One of the tax benefits of owning an investment property is the ability to write off (or depreciate) the cost of capital assets included within the property as a deduction from your overall income from the property.
However, changes a couple of years ago have adversely affected the tax benefits available to property investors in relation to depreciation.
So, first things first; what is depreciation? Well, depreciation is a generic accounting term used to describe how an asset declines in value over time.
Depreciation of assets within an investment property are based on the ‘useful life’ of the asset, or the number of years the asset is expected to be in use. There are two ways of working out the useful life of an asset. First of all, the ATO annually produces tables of indicative useful lives for a comprehensive list of assets, including almost everything you can imagine being found within an investment property. The current one is TR 2018/4 (https://www.ato.gov.au/law/view/document?DocID=TXR/TR20184/NAT/ATO/00001). Alternatively, if you disagree with the ATO’s view, you can self-assess the useful life of an asset, provided you can substantiate your view to the ATO.
Amongst the assets that can be depreciated are items such as:
- clothes dryers
- blinds and curtains
- air conditioners
- hot water systems
In the case of depreciating assets, depreciation is based on the acquisition cost of the item, which may vary in value depending on the type of asset. Carpet, for example, can vary in price and quality, and this will be reflected in the depreciation allowance.
Where things become more complex is that new restrictions on the depreciation of second hand assets were introduced in relation to property investors with effect from 9th May 2017. Essentially, unless you are carrying on a business of property investing (which excludes the vast majority of taxpayers with a small portfolio of properties) or are an excluded entity (such as a company), you cannot claim for depreciation of second-hand plant and equipment in rental premises used for residential accommodation.
These changes apply to second-hand plant and equipment acquired at or after 7.30 pm (AEST) on 9 May 2017 unless you acquired them under a contract entered into before this time.
Additionally, you cannot claim for plant and equipment installed on or after 1 July 2017 if you have ever used it for a private purpose.
The following table sets out when depreciation deductions can be claimed for assets in residential investment properties:
|Date of purchase||New assets||Second-hand or used assets|
|Property purchased for rental purposes before 7.30pm on 9 May 2017||Yes||Yes|
|Depreciating assets in a brand new or substantially renovated rental property purchased at or after 7.30pm on 9 May 2017||Yes||No|
|Depreciating assets in an existing rental property purchased at or after 7.30pm on 9 May 2017||Yes||No|
|Depreciating asset purchased before 7.30pm on 9 May 2017||Yes||Yes|
|Depreciating asset was purchased at or after 7.30pm on 9 May 2017||Yes||No|
Off the Plan Developments
Under the new rules, developers who build a new residential property will have a six month period to rent out the property and still be able to sell the property to an investor with full depreciation entitlements.

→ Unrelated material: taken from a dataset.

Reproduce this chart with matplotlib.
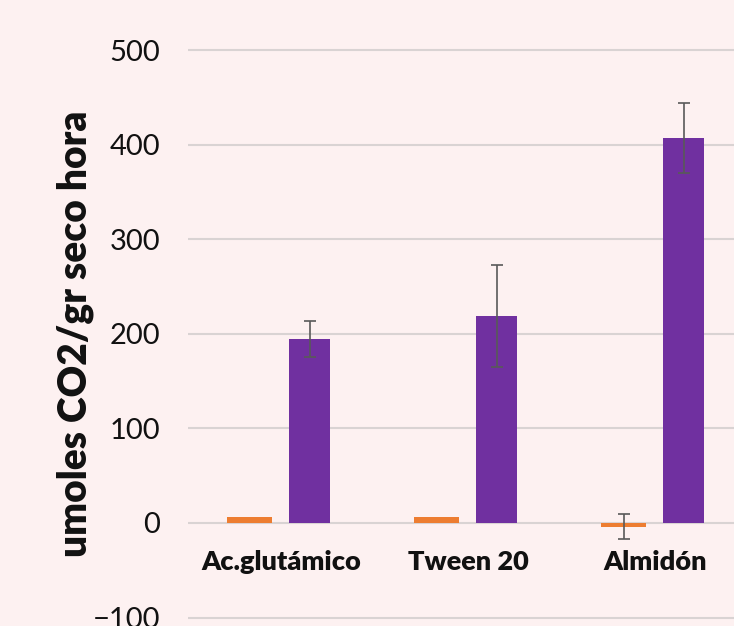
import numpy as np
import matplotlib.pyplot as plt

# Tasa respiratoria por sustrato
categorias = ['Ac.glutámico', 'Tween 20', 'Almidón']
control = [6, 6, -4]
control_err = [0, 0, 13]
tratamiento = [195, 219, 407]
tratamiento_err = [19, 54, 37]

fondo = '#FDF1F1'
plt.rcParams['font.family'] = ['Lato', 'DejaVu Sans']

fig = plt.figure(figsize=(7.34, 6.26), dpi=100, facecolor=fondo)
ax = fig.add_axes([0.2561, 0.0, 0.7439, 1.0])
ax.set_facecolor(fondo)

x = np.arange(len(categorias))
ancho = 0.24
sep = 0.16

err_kw = dict(ecolor='#595959', elinewidth=1.2, capsize=4.5, capthick=1.2)
ax.bar(x - sep, control, ancho, color='#ED7D31', zorder=3,
       yerr=[e if e else np.nan for e in control_err], error_kw=err_kw)
ax.bar(x + sep, tratamiento, ancho * 0.93, color='#7030A0', zorder=3,
       yerr=tratamiento_err, error_kw=err_kw)

ax.set_xlim(-0.49, 2.43)
ax.set_ylim(-108.9, 552.9)
ax.set_yticks(np.arange(-100, 501, 100))
ax.yaxis.grid(True, color='#D9D3D3', linewidth=1.5, zorder=0)
ax.set_xticks([])
ax.tick_params(axis='y', length=0, pad=20, labelsize=21, labelcolor='#111111')
for s in ax.spines.values():
    s.set_visible(False)

# etiquetas de categoría bajo la línea de cero
for xi, cat in zip(x, categorias):
    ax.text(xi + 0.01, -41, cat, ha='center', va='center', fontsize=19.5,
            fontweight='heavy', color='#111111')

fig.text(0.103, 0.467, 'umoles CO2/gr seco hora', rotation=90, ha='center',
         va='center', fontsize=28, fontweight='heavy', color='#111111')

fig.savefig('out.png', dpi=100, facecolor=fondo)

This is to prevent an unfair outcome where a developer builds a new property then rents it out for a short period whilst a buyer is sought. In the absence of this exemption, the buyer of the property – who might reasonably believe they are buying a new home – would actually be blocked from claiming depreciation because the ATO would regard the assets as second hand.

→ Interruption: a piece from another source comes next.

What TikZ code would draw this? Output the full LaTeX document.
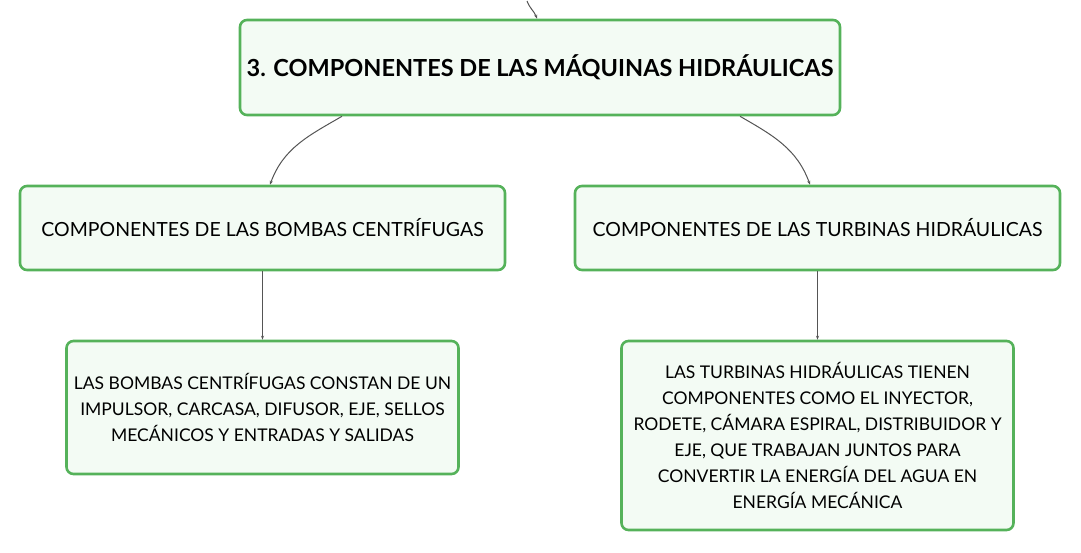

Where a developer decides to do this, assets will be considered trading stock and no depreciation can be claimed by the developer while they are renting the property
The best way to illustrate the way the new rules work is by way of an example.
Let’s say that Bruce purchased a three year old residential apartment under a contract dated 1 June 2017 which settled on 1 August 2017. Bruce rented the property from 15 August 2017. The apartment contained a number of depreciating assets including carpet, blinds and an air conditioning unit.
Before renting the property, Bruce also installed a number of additional depreciating assets including
- Curtains purchased new from ‘Curtains ‘R’ Us’
- A second hand washing machine he found and purchased on ‘Gumtree’
- A fridge that he previously used for his personal use in his home
Bruce cannot claim depreciation for the pre-existing and therefore previously used assets, including the carpet, blinds and air conditioning unit. He also cannot claim a deduction for the washing machine (which was second hand) and the fridge (which he’d previously used personally).
He can claim a depreciation deduction for the curtains which were new.
The availability or otherwise of depreciation deductions for second hand assets, in either new or second hand properties, is a source of confusion for many taxpayers so make sure you talk to your tax agent to understand what you’re entitled to claim and what you’re not entitled to claim. With the ATO targeting excessive or incorrect deductions for rental properties, it certainly pays to double-check that your claims are correct.